Fahima 'Raissa' Elias (1920 - 28 June 2014) was a Bahá'í who was named a Knight of Bahá’u’lláh for pioneering to French Somaliland, now Djibouti.
Biography[edit]
Fahima married Sabri in 1941 and in 1944 they went on pilgrimage together then pioneered to Addis Ababa where a Local Spiritual Assembly was established in 1947.[1] In 1954 Shoghi Effendi asked the Addis Ababa community to send a family to move to French Somaliland to reopen the country to the Faith and the Elias's pioneered with their two youngest children. In 1956 the first Local Spiritual Assembly in French Somaliland was formed through their efforts, and they returned to Egypt in 1959.

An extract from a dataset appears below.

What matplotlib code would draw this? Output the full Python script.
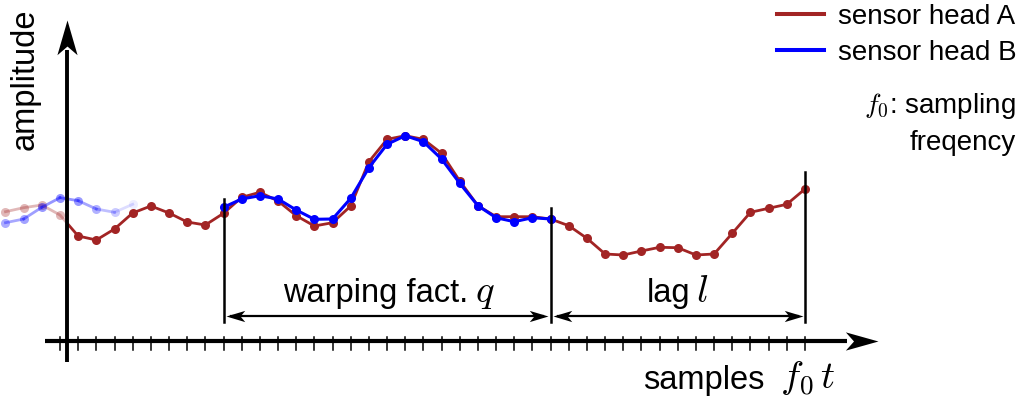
import numpy as np
import matplotlib
matplotlib.use("Agg")
import matplotlib.pyplot as plt
from matplotlib.lines import Line2D
from matplotlib.patches import Rectangle
from matplotlib.path import Path

plt.rcParams['font.family'] = ['Liberation Sans', 'DejaVu Sans']
plt.rcParams['mathtext.fontset'] = 'cm'

# samples (index) and amplitudes
samples_a = np.arange(-3, 42)
amp_a = [8.83, 9.23, 9.5, 8.5, 6.4, 6.0, 7.1, 8.7, 9.4, 8.7, 7.8, 7.5,
         8.67, 10.27, 10.77, 9.9, 8.43, 7.4, 7.73, 9.4, 13.83, 16.07, 16.43,
         16.07, 14.67, 11.9, 9.43, 8.33, 8.33, 8.33, 8.1, 7.43, 6.17, 4.6,
         4.5, 4.9, 5.27, 5.23, 4.5, 4.6, 6.67, 8.77, 9.17, 9.57, 11.1]

# head B before the window (fades out)
samples_b_pre = np.arange(-3, 5)
amp_b_pre = [7.73, 8.1, 9.27, 10.23, 9.93, 9.1, 8.77, 9.57]
alpha_b_pre = [0.33, 0.36, 0.4, 0.42, 0.4, 0.3, 0.2, 0.07]

# head B inside the window
samples_b = np.arange(9, 28)
amp_b = [9.27, 10.1, 10.43, 10.1, 9.0, 8.07, 8.1, 10.17, 13.23, 15.57,
         16.43, 15.83, 14.1, 11.67, 9.43, 8.23, 7.83, 8.23, 8.1]

n_ticks = 42
win_start, win_end, lag_end = 9, 27, 41
bar_tops = [10.1, 9.2, 12.8]

red = '#a22424'
blue = '#0000ff'

fig = plt.figure(figsize=(10.26, 4.0), dpi=100)
ax = fig.add_axes([0, 0, 1, 1])
ax.set_xlim(-60 / 18.17, 966 / 18.17)
ax.set_ylim(-10, 30)
ax.axis('off')

yaxis_x = 0.385
xaxis_y = -4.1

# stealth arrow heads as markers (tip at origin)
head_r = Path([(0, 0), (-1, 0.28), (-0.75, 0), (-1, -0.28), (0, 0)],
              [1, 2, 2, 2, 79])
head_l = Path([(0, 0), (1, 0.3), (0.75, 0), (1, -0.3), (0, 0)],
              [1, 2, 2, 2, 79])
head_r2 = Path([(0, 0), (-1, 0.3), (-0.75, 0), (-1, -0.3), (0, 0)],
               [1, 2, 2, 2, 79])
head_u = Path([(0, 0), (0.29, -1), (0, -0.75), (-0.29, -1), (0, 0)],
              [1, 2, 2, 2, 79])

# red, faded part left of the y axis
left_clip = Rectangle((-10, -20), 10 + yaxis_x, 60, transform=ax.transData)
right_clip = Rectangle((yaxis_x, -20), 60, 60, transform=ax.transData)
l1, = ax.plot(samples_a[:5], amp_a[:5], color=red, alpha=0.32, lw=2.0,
              marker='o', ms=6.5, mew=0, zorder=2)
l1.set_clip_path(left_clip)
l2, = ax.plot(samples_a[3:], amp_a[3:], color=red, lw=2.0,
              marker='o', ms=6.5, mew=0, zorder=3)
l2.set_clip_path(right_clip)

# blue, faded part
for i in range(len(samples_b_pre) - 1):
    a = (alpha_b_pre[i] + alpha_b_pre[i + 1]) / 2
    ax.plot(samples_b_pre[i:i + 2], amp_b_pre[i:i + 2], color=blue,
            alpha=a, lw=2.0, zorder=2)
for s, v, a in zip(samples_b_pre, amp_b_pre, alpha_b_pre):
    ax.plot(s, v, 'o', color=blue, alpha=a, ms=6.5, mew=0, zorder=2)

ax.plot(samples_b, amp_b, color=blue, lw=2.2, marker='o', ms=6.5, mew=0,
        zorder=4)

# axes with arrows
ax.plot([-0.83, 43.3], [xaxis_y, xaxis_y], color='k', lw=3, zorder=5,
        solid_capstyle='butt')
ax.plot(45.02, xaxis_y, marker=head_r, ms=47, color='k', mew=0, zorder=5)
ax.plot([yaxis_x, yaxis_x], [-6.2, 25], color='k', lw=2.8, zorder=5,
        solid_capstyle='butt')
ax.plot(yaxis_x, 28.0, marker=head_u, ms=50, color='k', mew=0, zorder=5)
for t in range(n_ticks):
    ax.plot([t, t], [-3.7, -5.0], color='k', lw=1.1, zorder=5)

# window bars and dimension arrows
for x, top in zip([win_start, win_end, lag_end], bar_tops):
    ax.plot([x, x], [top, -2.2], color='k', lw=1.8, zorder=5)
for x0, x1 in [(win_start, win_end), (win_end, lag_end)]:
    ax.plot([x0 + 0.4, x1 - 0.4], [-1.55, -1.55], color='k', lw=1.6, zorder=5)
    ax.plot(x0 + 0.12, -1.55, marker=head_l, ms=27, color='k', mew=0, zorder=5)
    ax.plot(x1 - 0.12, -1.55, marker=head_r2, ms=27, color='k', mew=0, zorder=5)

ax.text(22.45, -0.17, 'warping fact.', fontsize=23.5, ha='right',
        va='baseline')
ax.text(22.85, -0.17, '$q$', fontsize=28, ha='left', va='baseline')
ax.text(34.67, -0.17, 'lag', fontsize=23.5, ha='right', va='baseline')
ax.text(35.0, -0.17, '$l$', fontsize=28, ha='left', va='baseline')
ax.text(38.75, -8.9, 'samples', fontsize=23.5, ha='right', va='baseline')
ax.text(39.6, -8.9, '$f_0\\,t$', fontsize=28, ha='left', va='baseline')
ax.text(-1.93, 22.1, 'amplitude', fontsize=23.5, rotation=90,
        ha='center', va='center')

handles = [Line2D([], [], color=red, lw=2.9), Line2D([], [], color=blue, lw=2.9)]
ax.legend(handles, ['sensor head A', 'sensor head B'], loc='upper right',
          bbox_to_anchor=(1017 / 1026, 1 - 4 / 400), frameon=False,
          fontsize=20, handlelength=1.7, handletextpad=0.5, borderpad=0,
          borderaxespad=0, labelspacing=0.35)
fig.text(1016 / 1026, 1 - 106 / 400, '$f_0$: sampling', fontsize=20,
         ha='right', va='center')
fig.text(1016 / 1026, 1 - 143 / 400, 'freqency', fontsize=20,
         ha='right', va='center')

fig.savefig('out.png', dpi=100)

The Egyptian government began to oppress the Bahá'í community in the 1960's and in 1968 the Elias's moved to Libya for three years before returning to Alexandria in Egypt. In 1977 they pioneered to Djibouti again until 1988 when they returned to Alexandria. After Sabri passed in 1995 Fahima moved to Morocco and Syria to teach however after breaking a hip she returned to Egypt and lived in Cairo with a daughter until passing in 2014.
References[edit]
- Redman, E. The Knights of Bahá’u’lláh, George Ronald Press, London. pp 58-61
Notes[edit]
- ↑ "News from Other Lands". Baha'i News. No. 199. United States: National Spiritual Assembly of the Bahá’ís of the United States. September 1947. Archived from the original on 31 August 2018. Retrieved 2 November 2018.